Specifically, it is Rosatom’s treatment of potential fallout resulting from beyond-design-basis accidents that experts find especially lacking in substantiation.

In a 2009 document published in Minsk and called “Critical notes on ‘Statement on the potential environmental impact of the Belarusian NPP (Preliminary Environmental Impact Report for the Belarusian NPP)’,” an independent evaluation of the project Rosatom is developing for Belarus’s Ostrovets, experts agreed that:

“The scope of discharge of radioactive substances that may result from so-called beyond-design-basis accidents is underrated at least ten times compared to the standard global practice of assessing the environmental impact of [NPPs], and more than 320 times if compared to the fallout that resulted from an accident that has already taken place at an analogous reactor.”   

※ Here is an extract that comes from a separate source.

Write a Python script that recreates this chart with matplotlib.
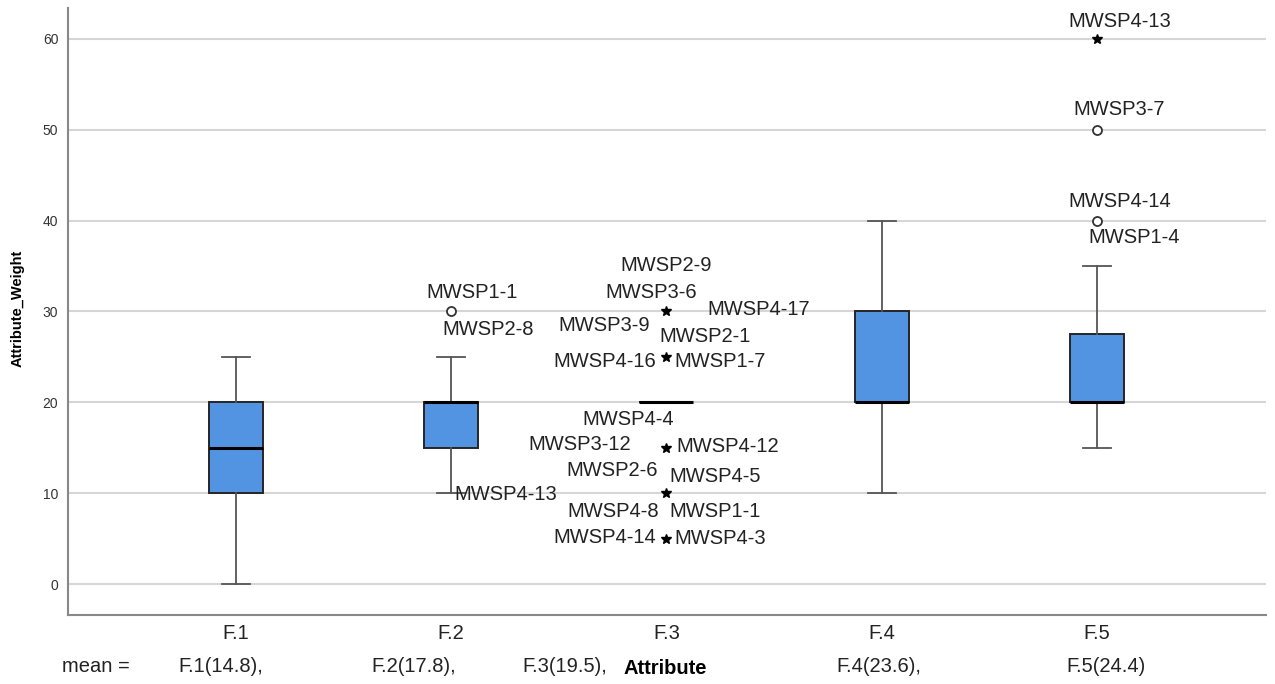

The conclusions that the Belarusian experts come to with regard to the envisioned project in Belarus are equally applicable to all NPP-2006 projects, which all make similarly distorted projections of potential radioactive discharges that would follow a severe beyond-design-basis accident:

The most troubling problem is that the scope of radionuclide discharges due to potential accidents has been underestimated by a factor of hundreds or even thousands of times. The extent of territories that may be affected by accident-induced discharges as well as accident-free operation has been incorrectly determined. As a result, no measures to protect the population or mitigate the consequences of a potential accident have been provided for. […] This misleads both the public and the responsible decision-makers. […] If an unbiased assessment is done of all the aspects of the NPP’s impact on the environment and population health, it will become clear that the dangerous project should be abandoned [and] that the only solution mutually acceptable for both the project owner and the public and which can avert the harmful impact on the environment is a decision to discontinue the activities related to the construction of the NPP.”

One would, of course, wish that Russia would follow Japan’s example and introduce five-kilometre-wide unconditional evacuation zones and fifty-kilometre-zones of protective action planning around its ten nuclear power plants in operation and all the new ones it is building or projecting to build… And this will not happen until Rosatom admits that nuclear power plants are inherently dangerous, that no one can rule out completely the risk of severe accidents, and that severe accidents can unleash a menace that can go far beyond the 500-metre or three-kilometre perimeter installed around a plant and do untold damage to the environment and population health.

As of now, alas, nothing has changed: Chernobyl and Fukushima’s lessons remain unlearned, and Rosatom’s reckless misrepresentation of potential dangers goes unchallenged – putting the Russian population’s safety at risk.